Those who follow me closely know I have an uncanny ability to inaccurately see into the future although at times I sometimes come close to being near the mark. This inability is inherited. I recognized my abilities to predict events were going to be somewhat faulty when as a young child I was at a county fair with my dad who never had gambled.
Why he didn’t was most likely because his father, who by coincidence also was my grandfather, Jim Connolly. He came to Boston from Connemara, Ireland as a young man. Shortly afterward began playing his one lucky number on a daily basis. He stuck to it year after year into his eighties but never won once. It was a good family lesson on the advisability of gambling.
At the county fair shortly after arriving my dad and I left my mom and my siblings to go our separate way.
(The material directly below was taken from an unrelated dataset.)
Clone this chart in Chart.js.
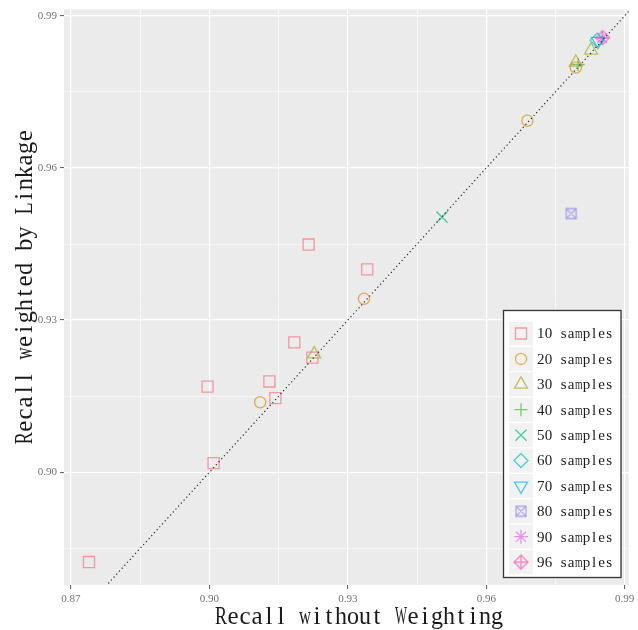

They were mostly interested in the arts and crafts; I could not wait to see the animals (quite a treat for a city kid), and the crops. We were to meet later at the exhibits, games, rides, and food stalls. It was to be a brilliant and grand day.
After a bit we arrived at a race track for horses which had a booth for betting. The horses that were to race were scattered about willy-nilly and despite my dad’s disinterest in walking around them I begged and squawked until he gave in.
Perambulating among them one horse caught my father’s eye. His name was Silver Star. My dad had lived on Silver Street. He walked over to him, looked him over closely, rubbed his side and the front of his head. He had done this to no other horses or any animals at the fair while I wanted to pet as many as I could that were confined to pens.
I impatiently watched as he struck up what appeared to be a relationship. I knew my dad usually avoided this type of interaction with animals even to a reluctance to pet dogs or cats. To my relief, the horse’s caretaker showed up and interrupted the biding friendship by engaging in a discussion.
.The next thing I knew my dad was at the booth placing a sizable – considering our limited funds – wager on Silver Star. He was going to be in the first race on this dirt track which was put into operation once a year during fair time. It is a stretch to even think it was well maintained.
My dad was somewhat buoyant as we waited. Smilingly he engaged in light banter with strangers coming to the fence where the spectators who could not get into the makeshift stands stood to watch.
Morosely I waited by kicking the sand and watching the ants at work. I was ignored. Eventually my dad called me over telling the race was about to begin. He hoisted me up on the rail. He pointed to Silver Star which had a rider on it being led beyond a rope that was to be the starting line. About 7 or 8 horses lined up
The next thing I knew they were running past me. Dad’s horse had leaped ahead. My dad shouted joyfully at him. They rounded the turn and headed onto the straight way. I could not see to well so I scrambled down from my perch. I was just about a few feet away when I heard a loud roar from the crowd. I turned to my dad to find out what caused it. He turned toward me. The happiness had slipped from his face.
He walked over to me, took my hand, and said “let’s go.” We walked to where my mother and siblings were. Dad said, “time to go!” I was shocked -no candy cotton or ice cream or hot dogs or rides. Glumly I saw my happy day crash down on top of me.
My dad never made a wager again. He knew his relationship with Lady Luck would always be unrequited. She made it abundantly clear when Silver Star stumbled, fell, broke his leg, and had to be destroyed.